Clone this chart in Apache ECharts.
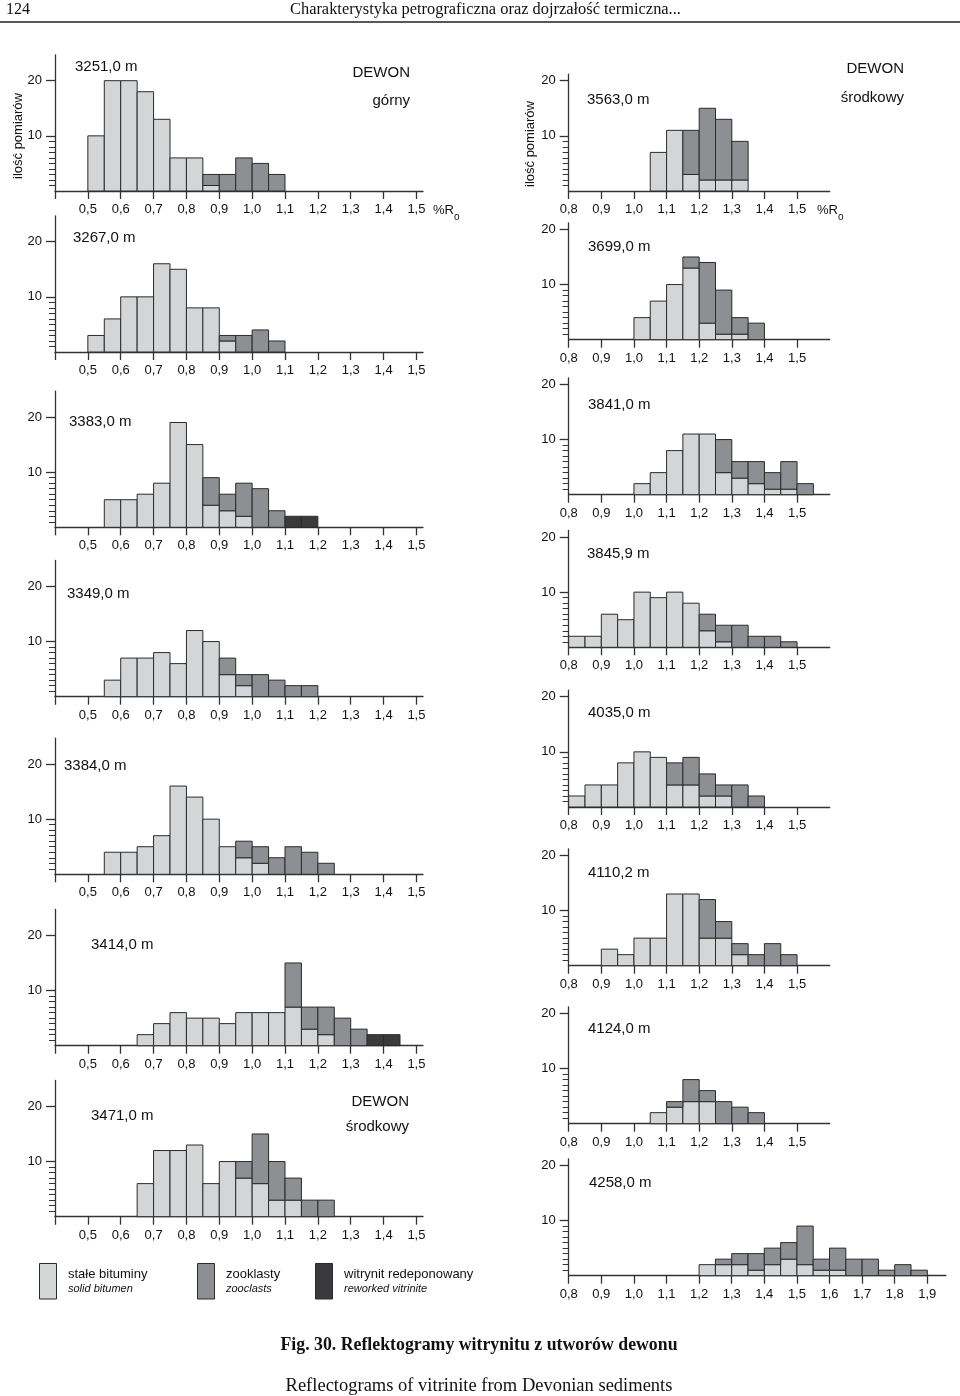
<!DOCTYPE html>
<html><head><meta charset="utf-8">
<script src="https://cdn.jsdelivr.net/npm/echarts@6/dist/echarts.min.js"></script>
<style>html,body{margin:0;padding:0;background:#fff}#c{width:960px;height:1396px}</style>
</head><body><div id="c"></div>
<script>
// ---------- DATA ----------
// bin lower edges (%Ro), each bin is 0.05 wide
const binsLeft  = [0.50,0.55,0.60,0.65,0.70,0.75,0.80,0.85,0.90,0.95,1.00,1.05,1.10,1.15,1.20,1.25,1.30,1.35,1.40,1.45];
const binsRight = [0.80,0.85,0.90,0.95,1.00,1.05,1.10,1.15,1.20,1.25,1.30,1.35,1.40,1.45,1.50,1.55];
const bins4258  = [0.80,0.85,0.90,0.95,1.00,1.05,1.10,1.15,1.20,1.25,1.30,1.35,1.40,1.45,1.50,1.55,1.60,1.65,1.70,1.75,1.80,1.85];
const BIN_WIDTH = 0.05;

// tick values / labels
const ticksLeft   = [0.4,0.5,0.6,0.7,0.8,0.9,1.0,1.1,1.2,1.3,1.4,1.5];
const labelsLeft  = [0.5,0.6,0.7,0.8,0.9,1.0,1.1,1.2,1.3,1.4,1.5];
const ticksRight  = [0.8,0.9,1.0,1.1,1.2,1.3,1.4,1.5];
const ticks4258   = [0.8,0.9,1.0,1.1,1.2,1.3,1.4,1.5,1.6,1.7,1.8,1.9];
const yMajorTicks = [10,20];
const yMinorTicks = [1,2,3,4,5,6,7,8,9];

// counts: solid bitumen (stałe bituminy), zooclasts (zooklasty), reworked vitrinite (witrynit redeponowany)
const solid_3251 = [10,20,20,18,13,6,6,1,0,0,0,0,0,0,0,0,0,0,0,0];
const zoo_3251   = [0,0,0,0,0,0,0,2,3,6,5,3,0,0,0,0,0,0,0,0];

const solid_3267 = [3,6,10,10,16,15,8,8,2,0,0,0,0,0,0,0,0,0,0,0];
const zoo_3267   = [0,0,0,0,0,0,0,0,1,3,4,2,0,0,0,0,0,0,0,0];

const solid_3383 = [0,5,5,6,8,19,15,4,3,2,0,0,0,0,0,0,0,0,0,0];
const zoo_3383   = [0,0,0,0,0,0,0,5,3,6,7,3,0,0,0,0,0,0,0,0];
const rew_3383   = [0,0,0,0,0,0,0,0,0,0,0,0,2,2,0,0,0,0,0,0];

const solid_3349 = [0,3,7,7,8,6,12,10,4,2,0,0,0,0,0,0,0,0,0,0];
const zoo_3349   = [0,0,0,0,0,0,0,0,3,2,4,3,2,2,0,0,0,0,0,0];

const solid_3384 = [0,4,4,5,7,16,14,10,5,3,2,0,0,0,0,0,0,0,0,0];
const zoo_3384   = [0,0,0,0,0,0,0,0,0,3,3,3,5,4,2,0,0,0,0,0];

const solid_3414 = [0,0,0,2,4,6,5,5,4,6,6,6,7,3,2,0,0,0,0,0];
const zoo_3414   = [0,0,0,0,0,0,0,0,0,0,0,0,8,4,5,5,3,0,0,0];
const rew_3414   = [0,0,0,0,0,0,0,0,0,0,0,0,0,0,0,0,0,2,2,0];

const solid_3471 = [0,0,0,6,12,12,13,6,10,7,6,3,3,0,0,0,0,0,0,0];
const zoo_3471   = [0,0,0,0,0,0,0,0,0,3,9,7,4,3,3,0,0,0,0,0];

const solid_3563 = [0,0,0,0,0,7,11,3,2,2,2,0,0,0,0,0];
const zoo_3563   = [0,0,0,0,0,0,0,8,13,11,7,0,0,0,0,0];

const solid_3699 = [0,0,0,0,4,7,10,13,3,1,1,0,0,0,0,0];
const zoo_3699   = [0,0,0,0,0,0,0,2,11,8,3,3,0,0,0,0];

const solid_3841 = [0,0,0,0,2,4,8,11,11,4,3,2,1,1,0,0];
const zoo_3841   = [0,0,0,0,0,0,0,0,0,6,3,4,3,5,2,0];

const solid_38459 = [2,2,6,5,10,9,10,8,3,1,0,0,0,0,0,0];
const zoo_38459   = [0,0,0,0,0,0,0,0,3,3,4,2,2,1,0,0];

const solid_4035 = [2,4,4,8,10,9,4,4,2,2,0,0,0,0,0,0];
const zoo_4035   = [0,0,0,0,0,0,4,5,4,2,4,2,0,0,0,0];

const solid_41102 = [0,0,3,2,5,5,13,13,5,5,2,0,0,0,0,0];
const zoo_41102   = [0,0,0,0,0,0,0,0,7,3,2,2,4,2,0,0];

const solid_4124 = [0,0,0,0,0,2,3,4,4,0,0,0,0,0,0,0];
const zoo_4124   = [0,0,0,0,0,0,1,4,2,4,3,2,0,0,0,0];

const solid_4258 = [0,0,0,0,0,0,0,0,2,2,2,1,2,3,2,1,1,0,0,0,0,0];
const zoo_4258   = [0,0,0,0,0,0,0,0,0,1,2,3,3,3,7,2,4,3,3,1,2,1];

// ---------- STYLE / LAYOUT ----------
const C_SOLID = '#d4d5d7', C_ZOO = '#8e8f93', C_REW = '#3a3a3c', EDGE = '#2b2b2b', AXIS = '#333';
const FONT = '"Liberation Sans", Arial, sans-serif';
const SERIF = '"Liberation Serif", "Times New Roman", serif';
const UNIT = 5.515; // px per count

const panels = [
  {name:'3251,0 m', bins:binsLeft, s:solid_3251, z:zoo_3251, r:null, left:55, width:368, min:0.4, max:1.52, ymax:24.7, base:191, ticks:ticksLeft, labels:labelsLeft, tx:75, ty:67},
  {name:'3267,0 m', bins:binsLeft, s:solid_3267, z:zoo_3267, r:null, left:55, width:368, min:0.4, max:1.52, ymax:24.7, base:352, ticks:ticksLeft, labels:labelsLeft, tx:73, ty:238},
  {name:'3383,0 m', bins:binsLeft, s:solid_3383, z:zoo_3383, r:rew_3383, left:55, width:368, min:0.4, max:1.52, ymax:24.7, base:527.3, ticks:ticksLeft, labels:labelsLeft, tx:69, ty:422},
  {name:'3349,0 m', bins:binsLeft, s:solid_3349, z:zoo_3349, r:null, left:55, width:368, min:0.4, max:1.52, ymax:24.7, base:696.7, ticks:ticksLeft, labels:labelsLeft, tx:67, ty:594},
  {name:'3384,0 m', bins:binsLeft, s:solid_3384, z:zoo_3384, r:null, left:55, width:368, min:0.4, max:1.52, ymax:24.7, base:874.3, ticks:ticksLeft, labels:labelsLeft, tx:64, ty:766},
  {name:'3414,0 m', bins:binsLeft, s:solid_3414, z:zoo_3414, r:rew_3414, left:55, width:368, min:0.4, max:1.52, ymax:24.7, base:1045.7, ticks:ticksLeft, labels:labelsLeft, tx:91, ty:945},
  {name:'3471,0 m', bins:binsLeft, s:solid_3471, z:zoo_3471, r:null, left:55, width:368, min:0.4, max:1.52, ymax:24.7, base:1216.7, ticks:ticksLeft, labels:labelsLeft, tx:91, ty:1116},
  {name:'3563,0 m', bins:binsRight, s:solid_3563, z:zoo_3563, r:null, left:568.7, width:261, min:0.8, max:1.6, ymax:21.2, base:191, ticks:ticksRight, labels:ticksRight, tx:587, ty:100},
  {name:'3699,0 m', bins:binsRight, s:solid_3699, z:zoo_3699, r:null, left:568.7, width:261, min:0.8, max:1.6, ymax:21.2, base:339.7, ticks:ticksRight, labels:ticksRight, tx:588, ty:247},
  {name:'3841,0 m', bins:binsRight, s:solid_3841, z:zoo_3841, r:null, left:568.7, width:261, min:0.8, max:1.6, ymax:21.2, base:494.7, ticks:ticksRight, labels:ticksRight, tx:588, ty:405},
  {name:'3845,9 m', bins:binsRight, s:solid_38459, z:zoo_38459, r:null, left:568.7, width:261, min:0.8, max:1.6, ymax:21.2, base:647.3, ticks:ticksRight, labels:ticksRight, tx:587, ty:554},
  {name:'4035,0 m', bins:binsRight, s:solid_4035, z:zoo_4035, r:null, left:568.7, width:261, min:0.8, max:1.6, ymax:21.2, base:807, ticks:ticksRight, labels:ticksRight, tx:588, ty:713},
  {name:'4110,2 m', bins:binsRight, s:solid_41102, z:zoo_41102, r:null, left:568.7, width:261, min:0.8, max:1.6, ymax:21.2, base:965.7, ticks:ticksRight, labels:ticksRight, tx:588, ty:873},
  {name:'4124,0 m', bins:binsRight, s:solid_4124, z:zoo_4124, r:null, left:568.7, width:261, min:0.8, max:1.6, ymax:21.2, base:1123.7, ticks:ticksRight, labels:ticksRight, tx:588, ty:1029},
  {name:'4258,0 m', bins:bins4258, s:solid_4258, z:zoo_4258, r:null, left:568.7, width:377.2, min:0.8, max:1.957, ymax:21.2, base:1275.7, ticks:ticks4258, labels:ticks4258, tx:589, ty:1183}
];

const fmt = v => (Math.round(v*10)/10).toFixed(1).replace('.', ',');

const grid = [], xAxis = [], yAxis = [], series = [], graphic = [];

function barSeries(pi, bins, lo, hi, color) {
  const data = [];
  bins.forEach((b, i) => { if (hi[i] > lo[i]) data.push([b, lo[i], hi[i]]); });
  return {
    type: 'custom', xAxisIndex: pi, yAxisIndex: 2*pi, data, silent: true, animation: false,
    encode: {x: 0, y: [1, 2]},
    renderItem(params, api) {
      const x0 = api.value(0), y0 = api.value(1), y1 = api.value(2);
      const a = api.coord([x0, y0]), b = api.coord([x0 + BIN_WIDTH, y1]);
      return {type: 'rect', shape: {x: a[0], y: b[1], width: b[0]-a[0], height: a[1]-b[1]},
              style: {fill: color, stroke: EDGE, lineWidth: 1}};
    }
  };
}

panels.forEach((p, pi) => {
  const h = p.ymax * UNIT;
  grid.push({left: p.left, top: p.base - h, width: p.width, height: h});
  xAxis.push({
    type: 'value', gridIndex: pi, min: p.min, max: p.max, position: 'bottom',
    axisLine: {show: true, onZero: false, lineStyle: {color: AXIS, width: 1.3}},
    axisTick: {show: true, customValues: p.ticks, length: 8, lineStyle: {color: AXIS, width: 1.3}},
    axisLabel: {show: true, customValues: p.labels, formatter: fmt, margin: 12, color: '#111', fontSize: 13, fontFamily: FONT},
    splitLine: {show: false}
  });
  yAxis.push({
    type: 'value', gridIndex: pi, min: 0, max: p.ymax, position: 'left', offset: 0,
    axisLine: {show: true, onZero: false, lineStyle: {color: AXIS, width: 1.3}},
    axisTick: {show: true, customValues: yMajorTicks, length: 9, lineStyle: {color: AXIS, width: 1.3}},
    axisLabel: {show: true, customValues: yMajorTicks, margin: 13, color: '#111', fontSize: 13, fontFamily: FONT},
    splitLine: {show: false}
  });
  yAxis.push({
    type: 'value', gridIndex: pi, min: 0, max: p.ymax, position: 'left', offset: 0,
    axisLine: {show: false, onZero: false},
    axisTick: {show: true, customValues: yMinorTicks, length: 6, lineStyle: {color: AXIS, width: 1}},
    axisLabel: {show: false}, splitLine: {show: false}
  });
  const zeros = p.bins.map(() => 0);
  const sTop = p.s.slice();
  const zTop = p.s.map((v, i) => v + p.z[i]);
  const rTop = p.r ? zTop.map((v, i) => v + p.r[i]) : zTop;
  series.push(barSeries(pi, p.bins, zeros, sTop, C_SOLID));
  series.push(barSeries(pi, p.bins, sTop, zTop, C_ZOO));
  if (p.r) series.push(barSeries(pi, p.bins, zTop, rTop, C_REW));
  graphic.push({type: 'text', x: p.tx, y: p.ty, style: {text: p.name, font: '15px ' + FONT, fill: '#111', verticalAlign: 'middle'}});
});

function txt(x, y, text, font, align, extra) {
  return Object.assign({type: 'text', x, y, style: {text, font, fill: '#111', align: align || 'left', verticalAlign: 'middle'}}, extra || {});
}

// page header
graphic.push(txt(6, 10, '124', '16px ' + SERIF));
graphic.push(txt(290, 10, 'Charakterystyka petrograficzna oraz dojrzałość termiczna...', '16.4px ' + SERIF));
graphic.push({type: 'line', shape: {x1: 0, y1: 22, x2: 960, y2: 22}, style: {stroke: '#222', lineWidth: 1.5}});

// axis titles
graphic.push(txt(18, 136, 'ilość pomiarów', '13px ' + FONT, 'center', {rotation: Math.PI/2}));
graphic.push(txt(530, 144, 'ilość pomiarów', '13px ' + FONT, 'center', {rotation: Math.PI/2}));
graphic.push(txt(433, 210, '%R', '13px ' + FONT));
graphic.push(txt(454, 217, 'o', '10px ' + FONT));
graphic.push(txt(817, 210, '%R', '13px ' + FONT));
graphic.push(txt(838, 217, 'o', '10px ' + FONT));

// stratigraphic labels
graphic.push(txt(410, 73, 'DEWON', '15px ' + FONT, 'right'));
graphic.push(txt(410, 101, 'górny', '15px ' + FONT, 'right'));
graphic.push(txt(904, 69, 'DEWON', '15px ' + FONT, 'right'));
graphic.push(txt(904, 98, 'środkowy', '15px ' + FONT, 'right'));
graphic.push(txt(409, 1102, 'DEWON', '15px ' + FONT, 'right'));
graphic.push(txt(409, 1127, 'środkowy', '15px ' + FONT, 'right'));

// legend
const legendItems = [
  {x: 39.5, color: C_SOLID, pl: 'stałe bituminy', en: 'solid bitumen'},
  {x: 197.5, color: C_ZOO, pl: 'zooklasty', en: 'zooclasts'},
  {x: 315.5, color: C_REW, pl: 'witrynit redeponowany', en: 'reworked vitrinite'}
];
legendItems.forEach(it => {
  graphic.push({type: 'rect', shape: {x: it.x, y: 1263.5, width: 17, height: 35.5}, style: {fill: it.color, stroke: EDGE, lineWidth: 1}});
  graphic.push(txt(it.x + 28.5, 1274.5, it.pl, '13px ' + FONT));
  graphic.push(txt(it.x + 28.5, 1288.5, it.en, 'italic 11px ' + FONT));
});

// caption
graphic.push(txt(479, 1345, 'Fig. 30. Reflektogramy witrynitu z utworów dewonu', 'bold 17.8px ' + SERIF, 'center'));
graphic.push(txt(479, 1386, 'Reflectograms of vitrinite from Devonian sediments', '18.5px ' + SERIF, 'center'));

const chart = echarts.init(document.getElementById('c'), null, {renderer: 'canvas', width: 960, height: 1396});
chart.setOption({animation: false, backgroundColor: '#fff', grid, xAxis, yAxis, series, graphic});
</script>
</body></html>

> SHORT TASK:
Take the material above from its first line through the line holding "const BIN_WIDTH = 0.05;" and set it down exactly, without the pictures.

> RESPONSE TO THIS EXERCISE:
Clone this chart in Apache ECharts.
<!DOCTYPE html>
<html><head><meta charset="utf-8">
<script src="https://cdn.jsdelivr.net/npm/echarts@6/dist/echarts.min.js"></script>
<style>html,body{margin:0;padding:0;background:#fff}#c{width:960px;height:1396px}</style>
</head><body><div id="c"></div>
<script>
// ---------- DATA ----------
// bin lower edges (%Ro), each bin is 0.05 wide
const binsLeft  = [0.50,0.55,0.60,0.65,0.70,0.75,0.80,0.85,0.90,0.95,1.00,1.05,1.10,1.15,1.20,1.25,1.30,1.35,1.40,1.45];
const binsRight = [0.80,0.85,0.90,0.95,1.00,1.05,1.10,1.15,1.20,1.25,1.30,1.35,1.40,1.45,1.50,1.55];
const bins4258  = [0.80,0.85,0.90,0.95,1.00,1.05,1.10,1.15,1.20,1.25,1.30,1.35,1.40,1.45,1.50,1.55,1.60,1.65,1.70,1.75,1.80,1.85];
const BIN_WIDTH = 0.05;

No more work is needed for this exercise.